A: “mean” is the mean count of the feature being compared. For instance, if it’s one of taxonomic levels (like class or phylum), then it’s the number of scaffolds assigned at this level, multiplied by their coverage if the “estimated gene copies” option was selected.
Q: Can you do this analysis at the genus level?
A: yes, you can. Just keep in mind that there will be fewer contigs with taxonomy assignments at the genus level than at higher levels; meaning that the results may be skewed (e. g. if you’re comparing communities with many populations that don’t have close relatives in the isolate genome reference database that is used for scaffold lineage prediction).

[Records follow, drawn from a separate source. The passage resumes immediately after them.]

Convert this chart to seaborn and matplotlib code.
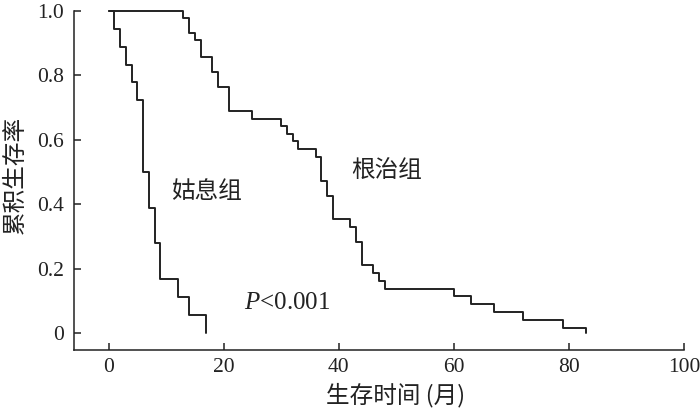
import matplotlib
matplotlib.use("Agg")
import matplotlib.pyplot as plt
import seaborn as sns
import pandas as pd

# Palliative group (姑息组)
times_pall = [0, 1, 2, 3, 4, 5, 6, 7, 8, 9, 12, 14, 17]
surv_pall = [1.0, 0.944, 0.889, 0.833, 0.778, 0.722, 0.5, 0.389, 0.278, 0.167, 0.111, 0.056, 0.0]

# Radical group (根治组)
times_rad = [0, 13, 14, 15, 16, 18, 19, 21, 25, 30, 31, 32, 33, 36, 37, 38, 39,
             42, 43, 44, 46, 47, 48, 60, 63, 67, 72, 79, 83]
surv_rad = [1.0, 0.978, 0.932, 0.909, 0.858, 0.810, 0.764, 0.690, 0.665, 0.643, 0.619,
            0.597, 0.572, 0.548, 0.473, 0.426, 0.353, 0.330, 0.282, 0.211, 0.186,
            0.160, 0.137, 0.115, 0.091, 0.064, 0.041, 0.016, 0.0]

group_names = ["姑息组", "根治组"]
x_ticks = [0, 20, 40, 60, 80, 100]
y_ticks = [0, 0.2, 0.4, 0.6, 0.8, 1.0]
y_tick_labels = ["0", "0.2", "0.4", "0.6", "0.8", "1.0"]
x_label = "生存时间 (月)"
y_label = "累积生存率"
p_text = r"$P$<0.001"

sns.set_style("ticks")
plt.rcParams["font.family"] = ["Liberation Serif", "Noto Sans CJK SC"]
plt.rcParams["mathtext.fontset"] = "custom"
plt.rcParams["mathtext.it"] = "Liberation Serif:italic"
plt.rcParams["mathtext.rm"] = "Liberation Serif"

df = pd.concat([
    pd.DataFrame({"time": times_pall, "surv": surv_pall, "group": group_names[0]}),
    pd.DataFrame({"time": times_rad, "surv": surv_rad, "group": group_names[1]}),
])

fig = plt.figure(figsize=(7, 4.15), dpi=100)
top_px, bot_px, left_px, right_px = 11, 350, 74, 684
ax = fig.add_axes([left_px/700, 1-bot_px/415, (right_px-left_px)/700, (bot_px-top_px)/415])

sns.lineplot(data=df, x="time", y="surv", hue="group", palette=["#222222", "#222222"],
             estimator=None, sort=False, drawstyle="steps-post", linewidth=1.4,
             legend=False, ax=ax, clip_on=False)

ax.set_xlim(-6, 100)
ax.set_ylim(-0.053, 1.0)
ax.set_xticks(x_ticks)
ax.set_xticklabels([str(t) for t in x_ticks])
ax.set_yticks(y_ticks)
ax.set_yticklabels(y_tick_labels)
ax.tick_params(direction="in", length=5, width=1.1, labelsize=15.5, colors="#222222")
ax.tick_params(axis="y", pad=7)
ax.tick_params(axis="x", pad=6)
for s in ["top", "right"]:
    ax.spines[s].set_visible(False)
for s in ["left", "bottom"]:
    ax.spines[s].set_linewidth(1.1)
    ax.spines[s].set_color("#222222")
ax.set_xlabel("")
ax.set_ylabel("")

cjk = ["Noto Sans CJK SC", "Liberation Serif"]
ax.text(10.9, 0.44, group_names[0], fontsize=17, family=cjk, va="center", ha="left", color="#222222")
ax.text(42.1, 0.505, group_names[1], fontsize=17, family=cjk, va="center", ha="left", color="#222222")
ax.text(23.5, 0.094, p_text, fontsize=18, family=["Liberation Serif"], va="center", ha="left", color="#222222")

fig.text(396/700, 1-395/415, x_label, fontsize=17, family=["Noto Sans CJK SC", "Liberation Serif"],
         ha="center", va="center", color="#222222")
fig.text(15/700, 1-175/415, y_label, fontsize=17, family=["Noto Sans CJK SC"],
         rotation=90, ha="center", va="center", color="#222222")

fig.savefig("out.png", dpi=100)
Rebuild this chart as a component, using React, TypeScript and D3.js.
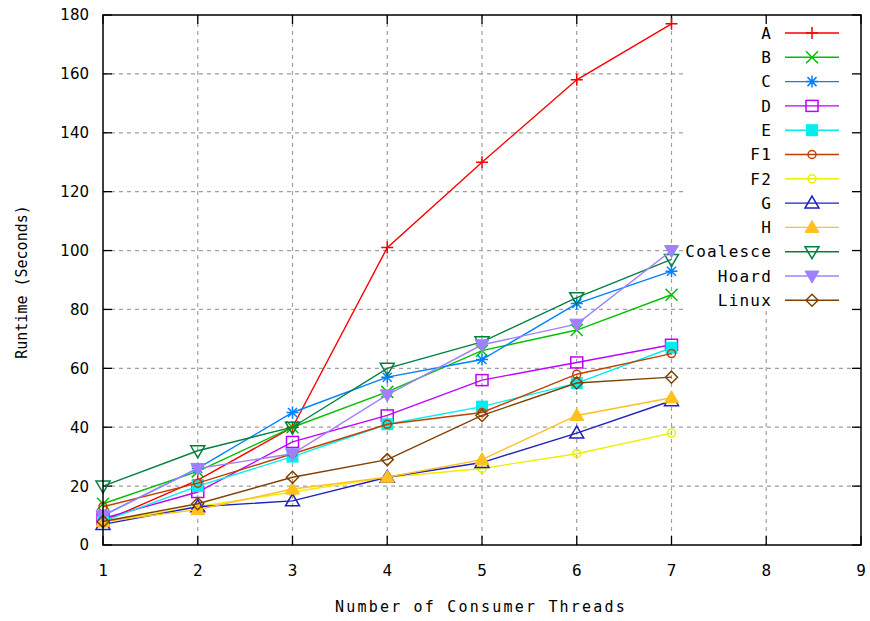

Q: Can we perform these analyses with central log ratio transformations?
A: You can’t do this directly in IMG, however the “Full results” file you download will include the input matrix of feature counts, which you could then use in your favorite statistical analysis software to try more transformation and/or tests.
Q: Is it possible to restrict features to a specific taxon. For example, can I compare KOs between my groups of samples only for scaffolds annotated as Archaea?
A: This feature is being beta-tested at present. We hope to make this type of comparison possible in the near future!
Q: So what if I am interested in organisms that are not present in the IMG database, such as nematodes or fungi?
A: IMG is very prokaryote-centric. We don’t load eukaryotic genomes other than as a reference for metagenome analysis.
Q: KEGG mentioned that using their resources requires a licence. Does this hold when using them through IMG?
A: IMG has a KEGG licence which enables us to provide it to our user, so you don’t have to worry about having a licence on your side.
Q: Once approved, do you know how long it would take to annotate an assembled metagenome?
A: Rule of thumb would be a few weeks for an average sized submission, however it could also take several months, depending on the current load of the system, the size of the backlog, and the size of your dataset.
Q: How efficient is this stats tool for comparing novel species that may contain novel functions not represented in these functional annotation databases (like KO, Pfam, COG, Tigrfam, etc)?
A: For highly divergent or novel groups, there is a possibility of missing out on additional differentially abundant conserved hypothetical proteins that are not captured by any of these databases. On average, about 80% of total CDS of bacterial genomes are assigned to a function annotation database.
Q: How does assembly impact the relative gene/function counts relative to unassembled metagenomes?
A: That is what “estimated gene copies” measurement tries to address – by multiplying the feature count by the average read depth of the scaffold. However please ascertain that all the samples in all your groups do indeed have coverage information available to calculate estimated gene copy. If even one sample in your input is missing this information, the stats tool will report an error. While most of the JGI-sequenced metagenomes do possess this information, many others do not.
Q: Can you graphically summarize the results of the stat analysis in this set-up such as the ternary plot example from Vigneron et al 2017 Sci Rep.?
A: For advanced visualization, we recommend downloading the full results set and using external statistical software (e.g. R).